**Set problem:** Check every line of the entries that follow, and copy the ones containing "chart".

=== The data ===

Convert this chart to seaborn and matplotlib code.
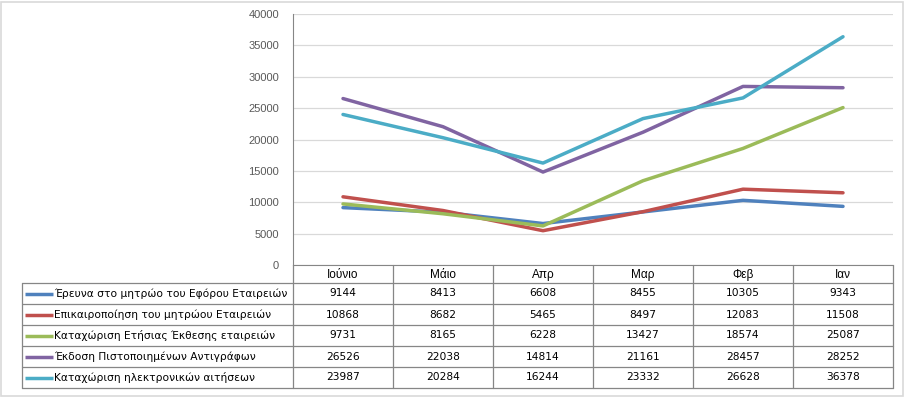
import numpy as np
import pandas as pd
import seaborn as sns
import matplotlib.pyplot as plt
from matplotlib.patches import Rectangle

# δεδομένα
months = ['Ιούνιο', 'Μάιο', 'Απρ', 'Μαρ', 'Φεβ', 'Ιαν']
series_names = ['Έρευνα στο μητρώο του Εφόρου Εταιρειών',
                'Επικαιροποίηση του μητρώου Εταιρειών',
                'Καταχώριση Ετήσιας Έκθεσης εταιρειών',
                'Έκδοση Πιστοποιημένων Αντιγράφων',
                'Καταχώριση ηλεκτρονικών αιτήσεων']
erevna = [9144, 8413, 6608, 8455, 10305, 9343]
epikairopoiisi = [10868, 8682, 5465, 8497, 12083, 11508]
ekthesi = [9731, 8165, 6228, 13427, 18574, 25087]
antigrafa = [26526, 22038, 14814, 21161, 28457, 28252]
ilektronikes = [23987, 20284, 16244, 23332, 26628, 36378]
colors = ['#4F81BD', '#C0504D', '#9BBB59', '#8064A2', '#4BACC6']

all_values = [erevna, epikairopoiisi, ekthesi, antigrafa, ilektronikes]

rows = []
for name, vals in zip(series_names, all_values):
    for i, (m, v) in enumerate(zip(months, vals)):
        rows.append({'pos': i, 'month': m, 'series': name, 'value': v})
df = pd.DataFrame(rows)

sns.set_style('white')
plt.rcParams['font.family'] = ['DejaVu Sans']

W, H = 905, 397
fig = plt.figure(figsize=(W / 100, H / 100), dpi=100)

# περιθώριο
fig.patches.append(Rectangle((1 / W, 1 / H), 1 - 3 / W, 1 - 3 / H, transform=fig.transFigure,
                             fill=False, edgecolor='#D9D9D9', lw=1.2))

x0, x1 = 293, 893
y_top, y_axis = 14, 265
ax = fig.add_axes([x0 / W, 1 - y_axis / H, (x1 - x0) / W, (y_axis - y_top) / H])
sns.lineplot(data=df, x='pos', y='value', hue='series', palette=colors,
             hue_order=series_names, sort=False, lw=2.5, legend=False, ax=ax)
ax.set_xlim(-0.5, len(months) - 0.5)
ax.set_ylim(0, 40000)
ax.set_yticks(np.arange(0, 40001, 5000))
ax.yaxis.grid(True, color='#D9D9D9', lw=0.9)
ax.set_axisbelow(True)
ax.set_xticks([])
ax.set_xlabel('')
ax.set_ylabel('')
ax.tick_params(axis='y', labelsize=8, colors='#595959', length=0, pad=10)
for lab in ax.get_yticklabels():
    lab.set_family('Liberation Sans')
for s in ['top', 'right']:
    ax.spines[s].set_visible(False)
ax.spines['left'].set_color('#868686')
ax.spines['bottom'].set_color('#868686')

# πίνακας δεδομένων
tab = fig.add_axes([0, 0, 1, 1])
tab.set_xlim(0, W)
tab.set_ylim(H, 0)
tab.axis('off')
lc = '#868686'
tl, header_bottom, tb = 22, 283, 388
row_h = (tb - header_bottom) / len(series_names)
col_w = (x1 - x0) / len(months)
fs = 7.7

for j, m in enumerate(months):
    tab.text(x0 + col_w * (j + 0.5), (y_axis + header_bottom) / 2 + 1, m,
             ha='center', va='center', fontsize=8.5, color='#000000', family='Liberation Sans')
for j in range(len(months) + 1):
    tab.plot([x0 + col_w * j] * 2, [y_axis, tb], color=lc, lw=0.9)
for i in range(len(series_names) + 1):
    tab.plot([tl, x1], [header_bottom + row_h * i] * 2, color=lc, lw=0.9)
tab.plot([tl, tl], [header_bottom, tb], color=lc, lw=0.9)

for i, (name, vals, c) in enumerate(zip(series_names, all_values, colors)):
    yc = header_bottom + row_h * (i + 0.5)
    tab.plot([25, 53], [yc, yc], color=c, lw=2.5, solid_capstyle='butt')
    tab.text(54, yc, name, ha='left', va='center', fontsize=fs, color='#000000')
    for j, v in enumerate(vals):
        tab.text(x0 + col_w * (j + 0.5), yc, str(v), ha='center', va='center',
                 fontsize=fs, color='#000000')

fig.savefig('out.png', dpi=100)
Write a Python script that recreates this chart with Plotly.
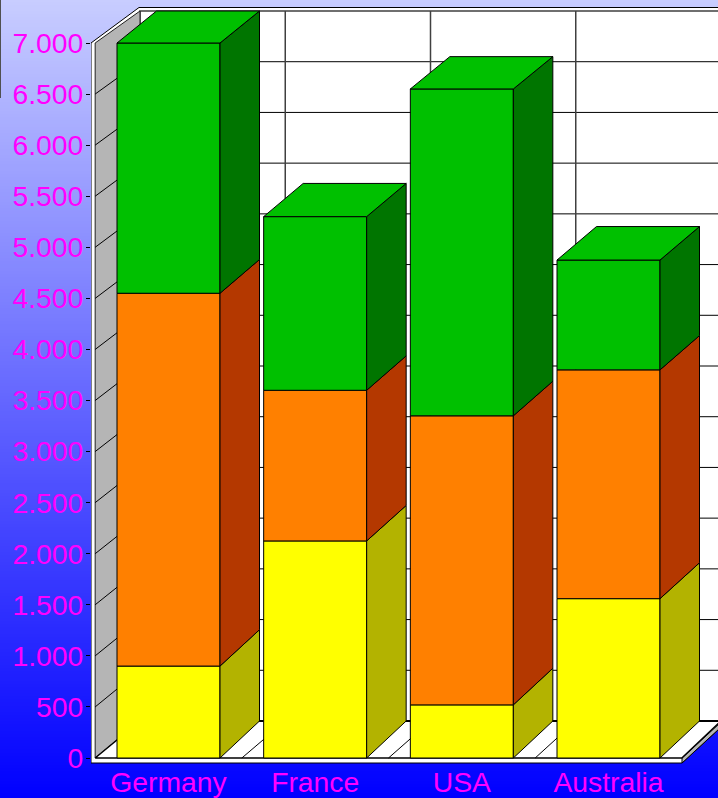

===

**Exercise response:**
Convert this chart to seaborn and matplotlib code.
Write a Python script that recreates this chart with Plotly.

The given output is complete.